Precursor en arte y pensamiento, en su fiera batalla solitaria contra las convenciones todas de su mundo, contra la Iglesia institucionalizada y el poder de la monarquía, el lenguaje imperante de las armas y los estragos de la Revolución Industrial, la complacencia en las artes y la preeminencia de Reynolds, contra la hipocresía, la noción castrante del castigo y toda condescendencia con un statu quo letal, vivió y sobrevivió (en un álbum de visita firmaría «nacido 28 Novr 1757 en Londres, y ha muerto varias veces desde entonces») sin más verdadero alimento que el espiritual, sin más sostén que la Imaginación, sus visiones y la fidelidad de Catherine, su obra ignorada y su fe en un Jesús–hombre–poeta–artista redimido en la carne y el gozo creador.

Está enterrado en una fosa común sin marcar (su lápida en Bunhill Fields está en el lugar equivocado).
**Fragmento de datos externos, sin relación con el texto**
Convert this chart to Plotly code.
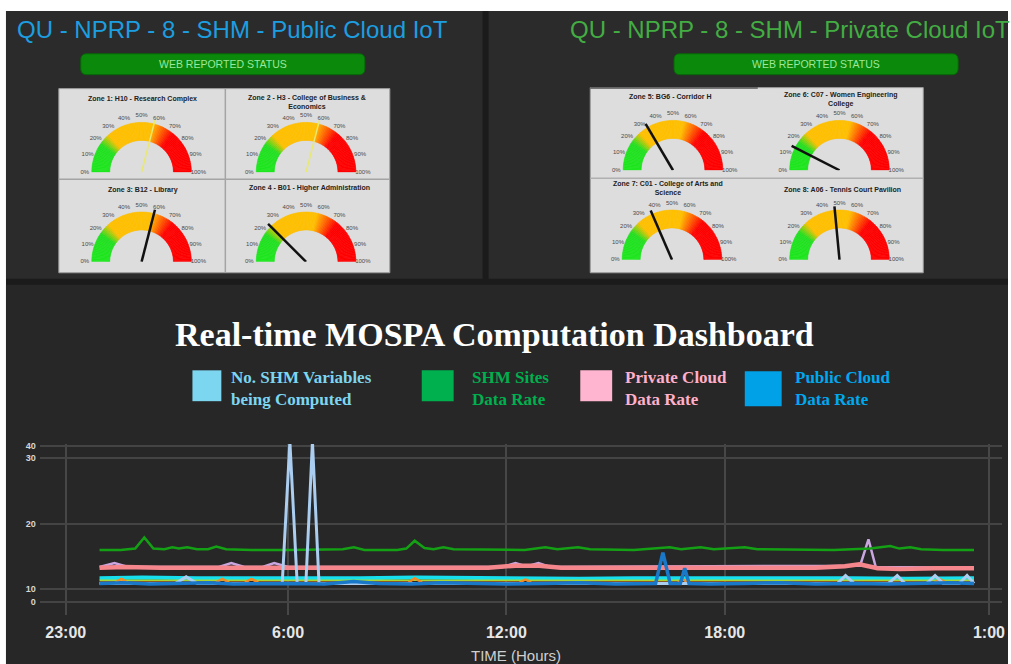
import plotly.graph_objects as go

W, H = 1011, 664


def fx(p):
    return p / W


def fy(p):
    return 1 - p / H


# ---------------- data ----------------
public_title = "QU - NPRP - 8 - SHM - Public Cloud IoT"
private_title = "QU - NPRP - 8 - SHM - Private Cloud IoT"
status_label = "WEB REPORTED STATUS"

public_zones = ["Zone 1: H10 - Research Complex",
                "Zone 2 - H3 - College of Business &<br>Economics",
                "Zone 3: B12 - Library",
                "Zone 4 - B01 - Higher Administration"]
public_values = [58, 58, 58, 25]

private_zones = ["Zone 5: BG6 - Corridor H",
                 "Zone 6: C07 - Women Engineering<br>College",
                 "Zone 7: C01 - College of Arts and<br>Science",
                 "Zone 8: A06 - Tennis Court Pavilion"]
private_values = [33, 15, 37, 47]

gauge_tick_values = [0, 10, 20, 30, 40, 50, 60, 70, 80, 90, 100]
gauge_tick_labels = ["0%", "10%", "20%", "30%", "40%", "50%", "60%", "70%", "80%", "90%", "100%"]

chart_title = "Real-time MOSPA Computation Dashboard"
legend_names = ["No. SHM Variables<br>being Computed", "SHM Sites<br>Data Rate",
                "Private Cloud<br>Data Rate", "Public Cloud<br>Data Rate"]

x_tick_labels = ["23:00", "6:00", "12:00", "18:00", "1:00"]
x_tick_pos = [23.89, 30, 36, 42, 49.26]
y_tick_labels = ["0", "10", "20", "30", "40"]
y_tick_pos = [8.03, 10, 20, 30, 31.8]

green_t = [24.82, 25.4, 25.8, 26.05, 26.3, 26.6, 26.82, 27.0, 27.23, 27.5, 27.8, 28.03, 28.3, 29.0,
           30.0, 31.0, 31.5, 31.81, 32.1, 33.0, 33.25, 33.48, 33.75, 34.0, 34.27, 34.55, 35.5, 36.5,
           37.07, 37.4, 37.97, 38.3, 39.5, 40.49, 40.8, 41.34, 41.7, 42.55, 42.9, 44.0, 45.0, 46.0,
           46.55, 46.8, 47.1, 47.4, 48.0, 48.85]
green_v = [16.0, 16.0, 16.2, 17.9, 16.2, 16.1, 16.4, 16.2, 16.4, 16.1, 16.1, 16.5, 16.1, 16.0,
           16.0, 16.0, 16.1, 16.4, 16.0, 16.0, 16.2, 17.4, 16.3, 16.1, 16.4, 16.1, 16.0, 16.0,
           16.4, 16.1, 16.4, 16.1, 16.0, 16.4, 16.1, 16.4, 16.1, 16.4, 16.1, 16.0, 16.0, 16.2,
           16.6, 16.2, 16.4, 16.1, 16.0, 16.0]

pink_t = [24.82, 25.5, 26.5, 27.5, 28.5, 29.5, 30.5, 31.5, 32.5, 33.5, 34.5, 35.5, 36.25, 36.9,
          37.5, 38.5, 39.5, 40.5, 41.5, 42.5, 43.5, 44.5, 45.3, 45.7, 46.2, 46.8, 47.8, 48.85]
pink_v = [13.3, 13.4, 13.3, 13.3, 13.4, 13.3, 13.3, 13.4, 13.3, 13.3, 13.4, 13.3, 13.6, 13.6,
          13.3, 13.3, 13.4, 13.3, 13.3, 13.4, 13.3, 13.3, 13.5, 13.8, 13.2, 13.1, 13.2, 13.2]

lav_t = [24.82, 25.23, 25.6, 28.1, 28.44, 28.8, 29.3, 29.62, 30.0, 35.9, 36.25, 36.55, 36.88, 37.2,
         45.72, 45.95, 46.15, 48.85]
lav_v = [13.4, 14.0, 13.4, 13.4, 14.0, 13.4, 13.4, 14.0, 13.4, 13.4, 14.0, 13.5, 14.0, 13.4,
         13.6, 17.6, 13.4, 13.3]

shm_t = [24.82, 26.9, 27.2, 27.5, 29.0, 29.84, 30.05, 30.25, 30.49, 30.67, 30.85, 32.0, 34.0, 36.0,
         38.0, 40.0, 42.0, 43.5, 45.1, 45.32, 45.55, 46.5, 46.74, 46.95, 47.55, 47.78, 48.0, 48.45,
         48.66, 48.85]
shm_v = [10.9, 10.9, 11.9, 10.9, 10.9, 10.9, 32.5, 10.9, 10.9, 32.5, 10.9, 10.9, 10.9, 10.9,
         10.9, 10.9, 10.9, 10.9, 10.9, 12.1, 10.9, 10.9, 12.1, 10.9, 10.9, 12.1, 10.9, 10.9,
         12.1, 10.9]

blue_t = [24.82, 25.5, 26.2, 27.0, 27.8, 28.5, 29.2, 30.0, 31.0, 31.8, 32.5, 33.4, 34.2, 35.0,
          36.0, 37.0, 38.0, 39.0, 39.8, 40.1, 40.30, 40.5, 40.78, 40.90, 41.02, 41.6, 42.5, 43.5,
          44.5, 45.5, 46.5, 47.5, 48.2, 48.85]
blue_v = [10.9, 11.0, 10.8, 10.9, 11.0, 10.8, 10.9, 10.9, 10.8, 11.2, 10.9, 10.8, 11.0, 10.9,
          10.8, 10.9, 11.0, 10.8, 10.9, 10.9, 15.6, 10.9, 10.9, 13.2, 10.9, 10.8, 10.9, 11.0,
          10.8, 10.9, 10.8, 10.9, 11.0, 10.9]

cyan_t = [24.82, 26.0, 27.5, 29.0, 30.5, 32.0, 33.5, 35.0, 36.5, 38.0, 39.5, 41.0, 42.5, 44.0,
          45.5, 47.0, 48.85]
cyan_v = [11.7, 11.8, 11.7, 11.7, 11.6, 11.7, 11.8, 11.7, 11.7, 11.6, 11.7, 11.7, 11.8, 11.7,
          11.7, 11.6, 11.7]

orange_t = [24.82, 25.25, 25.42, 25.6, 28.0, 28.19, 28.4, 28.8, 28.99, 29.2, 33.3, 33.48, 33.7,
            36.35, 36.52, 36.7, 40.7, 40.85, 41.0, 47.75, 47.92, 48.1, 48.85]
orange_v = [11.0, 11.0, 11.6, 11.0, 11.0, 11.6, 11.0, 11.0, 11.6, 11.0, 11.0, 11.7, 11.0,
            11.0, 11.5, 11.0, 11.0, 11.5, 11.0, 11.0, 11.5, 11.0, 11.0]

ygreen_t = [24.82, 30.0, 36.0, 42.0, 48.85]
ygreen_v = [11.4, 11.4, 11.5, 11.4, 11.4]

# ---------------- styling helpers ----------------
ring_stops = [(0.0, (30, 232, 30)), (0.19, (34, 224, 34)), (0.27, (255, 192, 0)),
              (0.57, (255, 192, 0)), (0.64, (255, 106, 0)), (0.72, (255, 0, 0)), (1.0, (255, 0, 0))]


def ring_color(f):
    for (a, ca), (b, cb) in zip(ring_stops[:-1], ring_stops[1:]):
        if a <= f <= b:
            t = 0 if b == a else (f - a) / (b - a)
            c = [round(ca[i] + (cb[i] - ca[i]) * t) for i in range(3)]
            return "rgb(%d,%d,%d)" % tuple(c)
    return "rgb(255,0,0)"


SEG = 90
seg_theta = [(i + 0.5) * 180 / SEG for i in range(SEG)]
seg_col = [ring_color((i + 0.5) / SEG) for i in range(SEG)]

fig = go.Figure()

shapes = []


def rect(x0, y0, x1, y1, fill, line=None, lw=0):
    shapes.append(dict(type="rect", xref="paper", yref="paper", x0=fx(x0), x1=fx(x1), y0=fy(y1), y1=fy(y0),
                       fillcolor=fill, line=dict(color=line or fill, width=lw), layer="below"))


def hline(x0, x1, y, color, w):
    shapes.append(dict(type="line", xref="paper", yref="paper", x0=fx(x0), x1=fx(x1), y0=fy(y), y1=fy(y),
                       line=dict(color=color, width=w), layer="below"))


def vline(x, y0, y1, color, w):
    shapes.append(dict(type="line", xref="paper", yref="paper", x0=fx(x), x1=fx(x), y0=fy(y0), y1=fy(y1),
                       line=dict(color=color, width=w), layer="below"))


def rrect(x0, y0, x1, y1, r, fill, line):
    pts = lambda x, y: "%f,%f" % (fx(x), fy(y))
    path = ("M " + pts(x0 + r, y0) + " L " + pts(x1 - r, y0) + " Q " + pts(x1, y0) + " " + pts(x1, y0 + r) +
            " L " + pts(x1, y1 - r) + " Q " + pts(x1, y1) + " " + pts(x1 - r, y1) +
            " L " + pts(x0 + r, y1) + " Q " + pts(x0, y1) + " " + pts(x0, y1 - r) +
            " L " + pts(x0, y0 + r) + " Q " + pts(x0, y0) + " " + pts(x0 + r, y0) + " Z")
    shapes.append(dict(type="path", xref="paper", yref="paper", path=path, fillcolor=fill,
                       line=dict(color=line, width=1), layer="below"))


# page backgrounds
rect(6, 8, W, H, "#1b1b1b")
rect(6, 8, 484, 277, "#2b2b2b")
rect(490, 8, W, 277, "#2b2b2b")
rect(6, 283, W, H, "#272727")

# buttons
rrect(81, 51, 366, 72, 6, "#0b890b", "#076607")
rrect(676, 51, 961, 72, 6, "#0b890b", "#076607")

# gauge panels
rect(59, 86, 391, 271, "#dddddd", "#9a9a9a", 1)
vline(226, 86, 271, "#a4a4a4", 1.5)
hline(59, 391, 177, "#a4a4a4", 1.5)
rect(592, 85, 926, 271, "#dddddd", "#9a9a9a", 1)
hline(592, 926, 176, "#b0b0b0", 1.5)
hline(592, 760, 85.5, "#555555", 1.5)

annotations = []


def text(x, y, s, size, color, family="Liberation Sans, Arial", xanchor="center", align="center", weight=None):
    f = dict(size=size, color=color, family=family)
    if weight:
        f["weight"] = weight
    annotations.append(dict(x=fx(x), y=fy(y), xref="paper", yref="paper", text=s, showarrow=False,
                            xanchor=xanchor, yanchor="middle", align=align, font=f))


text(15, 27, public_title, 24, "#1c9ee0", xanchor="left")
text(570, 27, private_title, 24, "#43ad43", xanchor="left")
text(223.5, 61.5, status_label, 10.5, "#9be89b")
text(818.5, 61.5, status_label, 10.5, "#9be89b")

# ---------------- gauges ----------------
R = 50          # outer ring radius in px
RMAX = 1.25     # radial axis extent (ring ends at 1.0)
RP = R * RMAX   # polar subplot radius in px
gauge_centers = [(142, 170), (307, 170), (142, 260), (307, 260),
                 (675, 168), (842, 168), (674, 258), (842, 258)]
gauge_title_pos = [(143, 96), (308, 99), (143, 188), (310, 186),
                   (672, 94), (843, 97), (670, 186), (845, 187)]
zone_names = public_zones + private_zones
zone_values = public_values + private_values
needle_style = [("#e8e872", 1.5), ("#e8e872", 1.5), ("#111111", 2.5), ("#111111", 2.5),
                ("#111111", 2.5), ("#111111", 2.5), ("#111111", 2.5), ("#111111", 2.5)]

polar_layouts = {}
for k in range(8):
    name = "polar" if k == 0 else "polar%d" % (k + 1)
    cx, cy = gauge_centers[k]
    fig.add_trace(go.Barpolar(r=[0.36] * SEG, base=0.64, theta=seg_theta, width=[180 / SEG] * SEG,
                              marker=dict(color=seg_col, line=dict(color=seg_col, width=0.6)),
                              subplot=name, showlegend=False, hoverinfo="skip"))
    fig.add_trace(go.Scatterpolar(r=[1.14] * len(gauge_tick_values),
                                  theta=[v * 1.8 for v in gauge_tick_values],
                                  text=gauge_tick_labels, mode="text", textposition="middle center",
                                  textfont=dict(size=6, color="#4a4a4a", family="Liberation Sans, Arial"),
                                  subplot=name, showlegend=False, cliponaxis=False, hoverinfo="skip"))
    nc, nw = needle_style[k]
    fig.add_trace(go.Scatterpolar(r=[0, 1.08], theta=[0, zone_values[k] * 1.8], mode="lines",
                                  line=dict(color=nc, width=nw), subplot=name, showlegend=False,
                                  cliponaxis=False, hoverinfo="skip"))
    polar_layouts[name] = dict(
        domain=dict(x=[fx(cx - RP), fx(cx + RP)], y=[fy(cy), fy(cy - RP)]),
        sector=[0, 180], bgcolor="rgba(0,0,0,0)", bargap=0, hole=0,
        radialaxis=dict(visible=False, range=[0, RMAX]),
        angularaxis=dict(direction="clockwise", rotation=180, thetaunit="degrees",
                         showticklabels=False, showgrid=False, showline=False, ticks=""))
    tx, ty = gauge_title_pos[k]
    text(tx, ty, "<b>" + zone_names[k] + "</b>", 7, "#222222")

# ---------------- time chart ----------------
series = [
    (lav_t, lav_v, "#c9a6e0", 2.5),
    (pink_t, pink_v, "#f4868c", 4.5),
    (green_t, green_v, "#14a014", 2.5),
    (cyan_t, cyan_v, "#16e0ee", 4),
    (ygreen_t, ygreen_v, "#a8d830", 1.5),
    (orange_t, orange_v, "#f28c28", 2.5),
    (shm_t, shm_v, "#aacdf0", 3),
    (blue_t, blue_v, "#1a78c8", 3.5),
]
for t, v, c, w in series:
    fig.add_trace(go.Scatter(x=t, y=v, mode="lines", line=dict(color=c, width=w),
                             xaxis="x", yaxis="y", showlegend=False, hoverinfo="skip"))

text(496, 333, "<b>" + chart_title + "</b>", 34, "#ffffff", family="Liberation Serif, Times New Roman")

legend_sq = [(193, 369, 222, 400, "#7dd6f0"), (423, 369, 455, 400, "#00b04f"),
             (582, 369, 614, 400, "#ffb5cf"), (747, 370, 784, 405, "#00a1e6")]
legend_txt = [(230, "#7dd6f0"), (471, "#00b04f"), (625, "#ffb0cb"), (795, "#00a8f0")]
for (x0, y0, x1, y1, c), (tx, tc), nm in zip(legend_sq, legend_txt, legend_names):
    rect(x0, y0, x1, y1, c)
    text(tx, 387, "<b>" + nm + "</b>", 17, tc, family="Liberation Serif, Times New Roman",
         xanchor="left", align="left")

text(518, 655, "TIME (Hours)", 15, "#cfcfcf")

fig.update_layout(
    width=W, height=H, margin=dict(l=0, r=0, t=0, b=0),
    paper_bgcolor="#ffffff", plot_bgcolor="rgba(0,0,0,0)",
    shapes=shapes, annotations=annotations, showlegend=False,
    xaxis=dict(domain=[fx(40), fx(1005)], range=[23.18, 49.62], tickvals=x_tick_pos, ticktext=x_tick_labels,
               showgrid=True, gridcolor="#474747", gridwidth=1.5, zeroline=False, showline=False, ticks="",
               tickfont=dict(size=16, color="#e6e6e6", family="Liberation Sans, Arial", weight="bold"),
               ticklabelstandoff=6),
    yaxis=dict(domain=[fy(615), fy(443)], range=[6.06, 32.12], tickvals=y_tick_pos, ticktext=y_tick_labels,
               showgrid=True, gridcolor="#444444", gridwidth=1.5, zeroline=False, showline=False, ticks="",
               tickfont=dict(size=9, color="#d6d6d6", family="Liberation Sans, Arial", weight="bold"),
               ticklabelstandoff=3),
    **polar_layouts,
)

fig.write_html("out.html", config={"displayModeBar": False},
               post_script="document.body.style.margin='0';document.body.style.overflow='hidden';")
De los ocho edificios en que vivió en Londres, siete han sido derribados. El único en pie, número 17 de South Molton Street, uno de cuyos pisos ha sido durante décadas bastión de su legado y abre las puertas a peregrinos nativos y extranjeros en busca de las huellas del visionario de Soho, tiene ahora un salón de depilación en la planta baja, entre decenas de boutiques de moda, y busca un comprador por varios millones de libras. Su contrato de arrendamiento está a punto de expirar, y el propietario, desesperado por exprimirle más jugo a lo que fueron, y siguen siendo, humildes cuartos de un edificio georgiano, recientemente quiso expulsar los últimos vestigios de Blake con un arma que éste conoció bien: el atropello, forzando las puertas a golpes, cambiando las cerraduras, violentando el espacio que hace doscientos años vio nacer, en la prensa que entre los vapores de ácidos y tinta ocupaba buena parte de uno de los dos pequeños cuartos que habitaban los empobrecidos Blake, las cien placas de cobre de Jerusalén.

Como su Inglaterra y su Londres, presentes como un rosario hipnótico en sus poemas, la obra de Blake está en todas partes y en ninguna, elusiva como su contenido mismo. Su tragedia de dimensiones cósmicas, que culmina en celebración de la inagotable energía del alma humana henchida de imaginación divina, es lo que nos cuentan los libros proféticos, creados con el método propio de Blake que no está contenido en ningún sitio porque se ocupa de lo eterno.